━━━ Data extract

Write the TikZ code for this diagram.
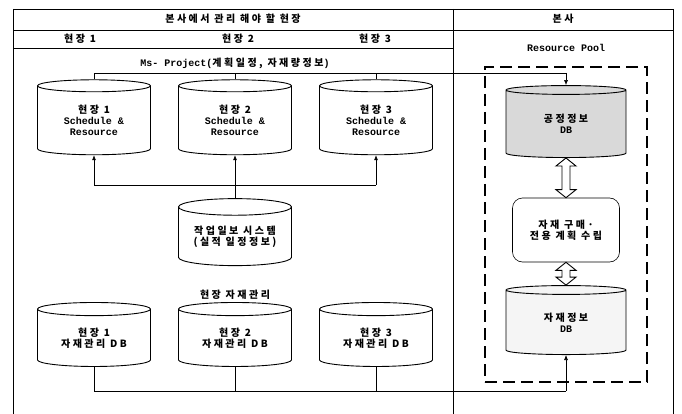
\documentclass[tikz,border=0pt]{standalone}
\usepackage{fontspec}
\setmainfont{Liberation Mono}
\newfontfamily\kr{Noto Sans CJK KR}[LetterSpace=25]
\usetikzlibrary{shapes.geometric,arrows.meta,positioning,calc}

\begin{document}
\begin{tikzpicture}[x=1pt,y=-1pt,
    frame/.style={line width=0.6pt},
    lbl/.style={font=\bfseries\fontsize{10}{11}\selectfont},
    db/.style={cylinder, shape border rotate=90, draw, line width=0.9pt,
        aspect=0.2, minimum width=113pt, minimum height=75pt, inner sep=0pt,
        align=center, font=\bfseries\fontsize{10}{11}\selectfont},
    link/.style={line width=0.6pt},
    tip/.style={link, -{Latex[length=5pt,width=4pt]}},
    pool/.style={draw, line width=1.6pt, dash pattern=on 12pt off 6pt},
    hollow/.style={draw, fill=white, line width=0.9pt, line join=miter}]

    \useasboundingbox (0,0) rectangle (682,414);

    % 表格框线
    \draw[frame] (13,9) -- (673,9);
    \draw[frame] (13,30) -- (673,30);
    \draw[frame] (13,48) -- (453,48);
    \draw[frame] (13,9) -- (13,414);
    \draw[frame] (453,9) -- (453,414);
    \draw[frame] (673,9) -- (673,414);

    % 表头
    \node[lbl] (site) at (233,19) {\kr 본사에서 관리 해야 할 현장};
    \node[lbl] (hq) at (563,19) {\kr 본사};
    \node[lbl] (col1) at (80,39) {\kr 현장 1};
    \node[lbl] (col2) at (238,39) {\kr 현장 2};
    \node[lbl] (col3) at (375,39) {\kr 현장 3};
    \node[lbl] (rp) at (566,48) {Resource Pool};
    \node[lbl] (ms) at (235,63) {Ms- Project({\kr 계획일정, 자재량정보})};

    % 现场数据库
    \node[db] (s1) at (94,120.5) {{\kr 현장 1}\\Schedule \&\\Resource};
    \node[db] (s2) at (235,120.5) {{\kr 현장 2}\\Schedule \&\\Resource};
    \node[db] (s3) at (376,120.5) {{\kr 현장 3}\\Schedule \&\\Resource};
    \node[db, minimum height=67pt] (daily) at (235,236.5) {\kr 작업일보 시스템\\\kr (실적 일정정보)};
    \node[lbl] (stock) at (235,295) {\kr 현장 자재관리};
    \node[db, minimum height=64pt] (m1) at (94,338) {\kr 현장 1\\\kr 자재관리 DB};
    \node[db, minimum height=64pt] (m2) at (235,338) {\kr 현장 2\\\kr 자재관리 DB};
    \node[db, minimum height=64pt] (m3) at (376,338) {\kr 현장 3\\\kr 자재관리 DB};

    % Resource Pool
    \node[pool, minimum width=162pt, minimum height=315pt] (pool) at (566,224.5) {};
    \node[db, fill=gray!30, minimum width=120pt, minimum height=72pt] (pdb) at (566,124) {\kr 공정정보\\DB};
    \node[draw, line width=0.6pt, rounded corners=10pt, minimum width=107pt, minimum height=64pt,
        align=center, font=\bfseries\fontsize{10}{11}\selectfont] (plan) at (566,230) {\kr 자재 구매·\\\kr 전용 계획 수립};
    \node[db, fill=gray!8, minimum width=120pt, minimum height=69pt] (mdb) at (566,322.5) {\kr 자재정보\\DB};

    % 连线
    \coordinate (planbus) at (0,73);
    \coordinate (actbus) at (0,185);
    \coordinate (stockbus) at (0,391);
    \draw[link] (s1.north) -- (s1.north |- planbus) -- (pdb.north |- planbus);
    \draw[link] (s2.north) -- (s2.north |- planbus);
    \draw[link] (s3.north) -- (s3.north |- planbus);
    \draw[tip] (pdb.north |- planbus) -- (pdb.north);

    \draw[link] (daily.north) -- (daily.north |- actbus);
    \draw[link] (s1.south |- actbus) -- (s3.south |- actbus);
    \draw[tip] (s1.south |- actbus) -- (s1.south);
    \draw[tip] (s2.south |- actbus) -- (s2.south);
    \draw[tip] (s3.south |- actbus) -- (s3.south);

    \draw[link] (m1.south) -- (m1.south |- stockbus) -- (mdb.south |- stockbus);
    \draw[link] (m2.south) -- (m2.south |- stockbus);
    \draw[link] (m3.south) -- (m3.south |- stockbus);
    \draw[tip] (mdb.south |- stockbus) -- (mdb.south);

    % 双向空心箭头
    \draw[hollow] (pdb.south) -- ++(10,8) -- ++(-6,0) -- ($(plan.north)+(4,-8)$) -- ++(6,0)
        -- (plan.north) -- ++(-10,-8) -- ++(6,0) -- ($(pdb.south)+(-4,8)$) -- ++(-6,0) -- cycle;
    \draw[hollow] (plan.south) -- ++(10,8) -- ++(-6,0) -- ($(mdb.north)+(4,-8)$) -- ++(6,0)
        -- (mdb.north) -- ++(-10,-8) -- ++(6,0) -- ($(plan.south)+(-4,8)$) -- ++(-6,0) -- cycle;

\end{tikzpicture}
\end{document}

━━━━━━

## Work to do
Leave the images out and output the remaining material exactly as it stands.

## Output below
Write the TikZ code for this diagram.
\documentclass[tikz,border=0pt]{standalone}
\usepackage{fontspec}
\setmainfont{Liberation Mono}
\newfontfamily\kr{Noto Sans CJK KR}[LetterSpace=25]
\usetikzlibrary{shapes.geometric,arrows.meta,positioning,calc}

\begin{document}
\begin{tikzpicture}[x=1pt,y=-1pt,
    frame/.style={line width=0.6pt},
    lbl/.style={font=\bfseries\fontsize{10}{11}\selectfont},
    db/.style={cylinder, shape border rotate=90, draw, line width=0.9pt,
        aspect=0.2, minimum width=113pt, minimum height=75pt, inner sep=0pt,
        align=center, font=\bfseries\fontsize{10}{11}\selectfont},
    link/.style={line width=0.6pt},
    tip/.style={link, -{Latex[length=5pt,width=4pt]}},
    pool/.style={draw, line width=1.6pt, dash pattern=on 12pt off 6pt},
    hollow/.style={draw, fill=white, line width=0.9pt, line join=miter}]

    \useasboundingbox (0,0) rectangle (682,414);

    % 表格框线
    \draw[frame] (13,9) -- (673,9);
    \draw[frame] (13,30) -- (673,30);
    \draw[frame] (13,48) -- (453,48);
    \draw[frame] (13,9) -- (13,414);
    \draw[frame] (453,9) -- (453,414);
    \draw[frame] (673,9) -- (673,414);

    % 表头
    \node[lbl] (site) at (233,19) {\kr 본사에서 관리 해야 할 현장};
    \node[lbl] (hq) at (563,19) {\kr 본사};
    \node[lbl] (col1) at (80,39) {\kr 현장 1};
    \node[lbl] (col2) at (238,39) {\kr 현장 2};
    \node[lbl] (col3) at (375,39) {\kr 현장 3};
    \node[lbl] (rp) at (566,48) {Resource Pool};
    \node[lbl] (ms) at (235,63) {Ms- Project({\kr 계획일정, 자재량정보})};

    % 现场数据库
    \node[db] (s1) at (94,120.5) {{\kr 현장 1}\\Schedule \&\\Resource};
    \node[db] (s2) at (235,120.5) {{\kr 현장 2}\\Schedule \&\\Resource};
    \node[db] (s3) at (376,120.5) {{\kr 현장 3}\\Schedule \&\\Resource};
    \node[db, minimum height=67pt] (daily) at (235,236.5) {\kr 작업일보 시스템\\\kr (실적 일정정보)};
    \node[lbl] (stock) at (235,295) {\kr 현장 자재관리};
    \node[db, minimum height=64pt] (m1) at (94,338) {\kr 현장 1\\\kr 자재관리 DB};
    \node[db, minimum height=64pt] (m2) at (235,338) {\kr 현장 2\\\kr 자재관리 DB};
    \node[db, minimum height=64pt] (m3) at (376,338) {\kr 현장 3\\\kr 자재관리 DB};

    % Resource Pool
    \node[pool, minimum width=162pt, minimum height=315pt] (pool) at (566,224.5) {};
    \node[db, fill=gray!30, minimum width=120pt, minimum height=72pt] (pdb) at (566,124) {\kr 공정정보\\DB};
    \node[draw, line width=0.6pt, rounded corners=10pt, minimum width=107pt, minimum height=64pt,
        align=center, font=\bfseries\fontsize{10}{11}\selectfont] (plan) at (566,230) {\kr 자재 구매·\\\kr 전용 계획 수립};
    \node[db, fill=gray!8, minimum width=120pt, minimum height=69pt] (mdb) at (566,322.5) {\kr 자재정보\\DB};

    % 连线
    \coordinate (planbus) at (0,73);
    \coordinate (actbus) at (0,185);
    \coordinate (stockbus) at (0,391);
    \draw[link] (s1.north) -- (s1.north |- planbus) -- (pdb.north |- planbus);
    \draw[link] (s2.north) -- (s2.north |- planbus);
    \draw[link] (s3.north) -- (s3.north |- planbus);
    \draw[tip] (pdb.north |- planbus) -- (pdb.north);

    \draw[link] (daily.north) -- (daily.north |- actbus);
    \draw[link] (s1.south |- actbus) -- (s3.south |- actbus);
    \draw[tip] (s1.south |- actbus) -- (s1.south);
    \draw[tip] (s2.south |- actbus) -- (s2.south);
    \draw[tip] (s3.south |- actbus) -- (s3.south);

    \draw[link] (m1.south) -- (m1.south |- stockbus) -- (mdb.south |- stockbus);
    \draw[link] (m2.south) -- (m2.south |- stockbus);
    \draw[link] (m3.south) -- (m3.south |- stockbus);
    \draw[tip] (mdb.south |- stockbus) -- (mdb.south);

    % 双向空心箭头
    \draw[hollow] (pdb.south) -- ++(10,8) -- ++(-6,0) -- ($(plan.north)+(4,-8)$) -- ++(6,0)
        -- (plan.north) -- ++(-10,-8) -- ++(6,0) -- ($(pdb.south)+(-4,8)$) -- ++(-6,0) -- cycle;
    \draw[hollow] (plan.south) -- ++(10,8) -- ++(-6,0) -- ($(mdb.north)+(4,-8)$) -- ++(6,0)
        -- (mdb.north) -- ++(-10,-8) -- ++(6,0) -- ($(plan.south)+(-4,8)$) -- ++(-6,0) -- cycle;

\end{tikzpicture}
\end{document}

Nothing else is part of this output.